**Directions**
Write out only the span of lines that begins at the line with "Give me the" and ends at the line with "XAxis, YAxis, Legend". Keep both end lines, word for word.

**The input**
## BEGIN

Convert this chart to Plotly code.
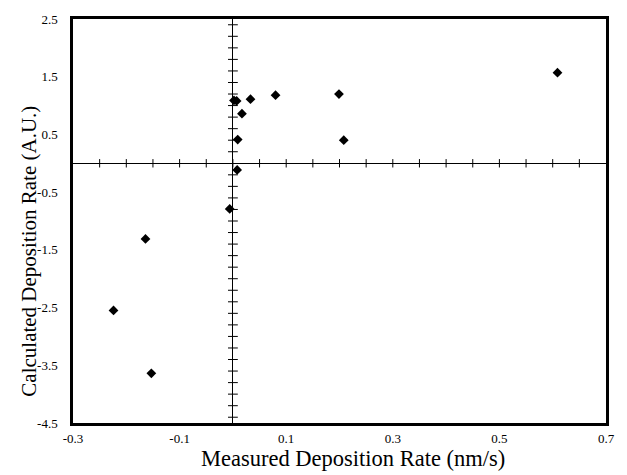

## END
## BEGIN

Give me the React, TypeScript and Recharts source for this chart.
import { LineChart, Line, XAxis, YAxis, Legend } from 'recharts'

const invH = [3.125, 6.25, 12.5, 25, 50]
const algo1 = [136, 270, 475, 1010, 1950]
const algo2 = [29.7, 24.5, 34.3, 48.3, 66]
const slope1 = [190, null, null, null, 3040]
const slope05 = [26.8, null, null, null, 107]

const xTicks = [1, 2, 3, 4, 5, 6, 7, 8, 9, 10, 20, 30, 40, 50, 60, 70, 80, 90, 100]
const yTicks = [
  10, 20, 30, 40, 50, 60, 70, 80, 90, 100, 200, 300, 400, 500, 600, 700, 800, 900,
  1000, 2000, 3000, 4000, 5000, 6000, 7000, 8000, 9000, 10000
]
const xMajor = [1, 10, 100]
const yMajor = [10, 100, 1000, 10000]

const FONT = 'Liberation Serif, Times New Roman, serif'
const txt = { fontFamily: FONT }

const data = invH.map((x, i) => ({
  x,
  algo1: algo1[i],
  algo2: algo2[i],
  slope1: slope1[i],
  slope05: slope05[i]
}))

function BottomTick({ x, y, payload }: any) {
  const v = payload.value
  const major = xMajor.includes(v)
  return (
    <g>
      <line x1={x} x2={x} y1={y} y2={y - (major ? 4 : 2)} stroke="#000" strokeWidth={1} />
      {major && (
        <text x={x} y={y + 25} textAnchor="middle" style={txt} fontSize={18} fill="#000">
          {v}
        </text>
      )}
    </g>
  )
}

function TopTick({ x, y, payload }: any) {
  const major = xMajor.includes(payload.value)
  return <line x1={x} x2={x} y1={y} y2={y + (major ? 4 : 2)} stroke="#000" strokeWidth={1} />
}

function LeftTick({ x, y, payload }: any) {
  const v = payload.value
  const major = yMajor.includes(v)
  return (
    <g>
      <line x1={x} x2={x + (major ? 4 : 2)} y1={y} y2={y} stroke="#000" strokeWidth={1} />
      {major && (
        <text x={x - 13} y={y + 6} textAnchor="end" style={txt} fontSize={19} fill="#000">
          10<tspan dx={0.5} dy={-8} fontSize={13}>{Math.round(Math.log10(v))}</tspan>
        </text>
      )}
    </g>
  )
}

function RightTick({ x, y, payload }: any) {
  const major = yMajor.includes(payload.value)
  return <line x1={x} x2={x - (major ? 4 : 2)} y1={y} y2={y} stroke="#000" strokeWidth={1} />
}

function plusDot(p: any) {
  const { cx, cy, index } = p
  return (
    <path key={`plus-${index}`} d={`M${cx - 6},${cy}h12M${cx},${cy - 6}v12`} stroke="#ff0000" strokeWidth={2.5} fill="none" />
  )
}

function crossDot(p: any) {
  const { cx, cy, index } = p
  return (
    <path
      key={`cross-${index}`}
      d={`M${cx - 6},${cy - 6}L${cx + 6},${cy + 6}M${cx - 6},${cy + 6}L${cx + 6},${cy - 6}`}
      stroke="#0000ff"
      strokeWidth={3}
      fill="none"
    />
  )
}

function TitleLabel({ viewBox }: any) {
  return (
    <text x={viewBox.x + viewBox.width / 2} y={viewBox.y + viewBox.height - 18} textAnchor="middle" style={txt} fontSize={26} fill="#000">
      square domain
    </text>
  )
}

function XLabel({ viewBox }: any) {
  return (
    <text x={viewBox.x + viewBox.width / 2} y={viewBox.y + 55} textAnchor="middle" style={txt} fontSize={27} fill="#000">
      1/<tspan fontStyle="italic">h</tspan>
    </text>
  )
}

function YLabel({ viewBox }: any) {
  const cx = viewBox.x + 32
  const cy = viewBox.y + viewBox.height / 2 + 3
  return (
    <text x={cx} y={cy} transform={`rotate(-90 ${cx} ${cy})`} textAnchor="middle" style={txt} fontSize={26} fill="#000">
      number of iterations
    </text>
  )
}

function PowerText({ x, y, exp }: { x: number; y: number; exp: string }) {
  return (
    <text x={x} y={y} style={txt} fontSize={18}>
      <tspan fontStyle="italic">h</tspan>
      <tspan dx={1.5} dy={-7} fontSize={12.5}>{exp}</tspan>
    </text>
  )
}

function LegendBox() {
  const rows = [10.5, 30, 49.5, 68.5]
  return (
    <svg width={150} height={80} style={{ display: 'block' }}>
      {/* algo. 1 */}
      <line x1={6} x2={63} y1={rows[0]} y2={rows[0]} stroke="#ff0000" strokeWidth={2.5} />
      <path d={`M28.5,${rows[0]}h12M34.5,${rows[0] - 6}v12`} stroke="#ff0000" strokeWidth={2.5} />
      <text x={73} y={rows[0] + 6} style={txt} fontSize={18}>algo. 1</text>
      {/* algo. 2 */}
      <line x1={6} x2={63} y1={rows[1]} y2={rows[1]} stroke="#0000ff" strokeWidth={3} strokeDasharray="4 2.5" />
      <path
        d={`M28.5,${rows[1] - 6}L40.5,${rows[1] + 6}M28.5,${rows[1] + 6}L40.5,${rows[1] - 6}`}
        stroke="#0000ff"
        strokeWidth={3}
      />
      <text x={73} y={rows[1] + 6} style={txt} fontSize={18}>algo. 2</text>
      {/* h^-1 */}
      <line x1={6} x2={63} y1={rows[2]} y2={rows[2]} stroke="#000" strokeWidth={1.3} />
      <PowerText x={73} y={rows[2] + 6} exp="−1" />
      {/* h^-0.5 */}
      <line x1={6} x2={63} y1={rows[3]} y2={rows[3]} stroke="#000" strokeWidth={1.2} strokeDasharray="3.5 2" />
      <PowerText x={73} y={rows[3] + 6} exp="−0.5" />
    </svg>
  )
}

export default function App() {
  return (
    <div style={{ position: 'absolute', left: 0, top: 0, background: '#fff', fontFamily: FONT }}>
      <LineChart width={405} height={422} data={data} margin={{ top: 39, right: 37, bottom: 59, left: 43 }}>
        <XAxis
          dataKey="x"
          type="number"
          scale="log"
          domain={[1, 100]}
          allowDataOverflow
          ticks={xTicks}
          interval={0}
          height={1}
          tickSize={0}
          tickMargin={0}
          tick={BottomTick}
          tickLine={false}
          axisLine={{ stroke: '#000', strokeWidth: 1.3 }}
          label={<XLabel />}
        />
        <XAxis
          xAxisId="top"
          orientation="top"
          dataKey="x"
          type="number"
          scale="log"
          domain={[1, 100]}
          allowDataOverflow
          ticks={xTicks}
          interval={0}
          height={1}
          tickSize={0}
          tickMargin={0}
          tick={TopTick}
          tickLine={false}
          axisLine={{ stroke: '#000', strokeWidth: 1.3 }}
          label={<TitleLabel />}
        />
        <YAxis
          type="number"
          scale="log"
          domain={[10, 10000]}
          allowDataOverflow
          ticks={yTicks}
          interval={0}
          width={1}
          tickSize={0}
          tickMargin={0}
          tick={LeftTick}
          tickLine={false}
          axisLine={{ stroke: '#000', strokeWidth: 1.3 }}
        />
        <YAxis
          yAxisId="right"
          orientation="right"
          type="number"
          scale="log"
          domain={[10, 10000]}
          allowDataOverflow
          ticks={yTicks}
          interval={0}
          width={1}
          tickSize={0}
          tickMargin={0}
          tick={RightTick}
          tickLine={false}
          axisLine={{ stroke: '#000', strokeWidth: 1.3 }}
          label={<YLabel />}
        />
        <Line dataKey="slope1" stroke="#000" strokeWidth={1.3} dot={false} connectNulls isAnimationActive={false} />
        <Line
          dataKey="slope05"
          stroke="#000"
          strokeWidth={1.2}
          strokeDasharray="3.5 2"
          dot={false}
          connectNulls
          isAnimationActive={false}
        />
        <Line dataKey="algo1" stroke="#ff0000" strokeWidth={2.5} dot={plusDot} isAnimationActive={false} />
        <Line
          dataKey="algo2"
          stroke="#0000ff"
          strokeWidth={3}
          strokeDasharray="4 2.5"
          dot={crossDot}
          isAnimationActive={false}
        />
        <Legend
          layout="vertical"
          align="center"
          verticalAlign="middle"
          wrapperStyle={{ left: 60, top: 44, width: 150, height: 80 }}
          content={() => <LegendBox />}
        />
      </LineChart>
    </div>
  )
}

## END
## BEGIN

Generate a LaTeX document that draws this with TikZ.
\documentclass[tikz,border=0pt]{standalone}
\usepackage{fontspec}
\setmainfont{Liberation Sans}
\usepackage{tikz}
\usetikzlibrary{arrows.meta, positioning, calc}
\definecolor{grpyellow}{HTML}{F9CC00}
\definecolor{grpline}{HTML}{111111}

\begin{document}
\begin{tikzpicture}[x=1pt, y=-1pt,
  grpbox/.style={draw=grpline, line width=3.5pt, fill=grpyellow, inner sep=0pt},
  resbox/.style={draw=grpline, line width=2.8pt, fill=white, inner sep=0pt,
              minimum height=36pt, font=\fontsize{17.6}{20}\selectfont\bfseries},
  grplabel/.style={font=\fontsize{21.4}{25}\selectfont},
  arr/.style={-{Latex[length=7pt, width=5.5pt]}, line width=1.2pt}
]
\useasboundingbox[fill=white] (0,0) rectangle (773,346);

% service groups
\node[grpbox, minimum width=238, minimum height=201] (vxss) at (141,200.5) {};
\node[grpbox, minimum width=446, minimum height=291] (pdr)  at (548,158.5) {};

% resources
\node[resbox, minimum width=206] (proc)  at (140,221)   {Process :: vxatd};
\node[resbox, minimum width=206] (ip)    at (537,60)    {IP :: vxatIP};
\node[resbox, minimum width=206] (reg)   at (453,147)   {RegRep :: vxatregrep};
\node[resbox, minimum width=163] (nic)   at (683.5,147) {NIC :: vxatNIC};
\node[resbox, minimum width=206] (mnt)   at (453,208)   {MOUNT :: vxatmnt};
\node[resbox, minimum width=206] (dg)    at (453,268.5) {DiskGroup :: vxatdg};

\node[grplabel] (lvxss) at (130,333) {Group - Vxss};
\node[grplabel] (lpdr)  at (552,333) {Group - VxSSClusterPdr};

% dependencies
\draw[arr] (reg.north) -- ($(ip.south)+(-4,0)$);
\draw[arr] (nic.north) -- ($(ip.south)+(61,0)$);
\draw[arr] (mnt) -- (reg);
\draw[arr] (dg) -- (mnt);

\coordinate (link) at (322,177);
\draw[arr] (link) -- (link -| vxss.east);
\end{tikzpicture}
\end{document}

## END

**Task result**
Give me the React, TypeScript and Recharts source for this chart.
import { LineChart, Line, XAxis, YAxis, Legend } from 'recharts'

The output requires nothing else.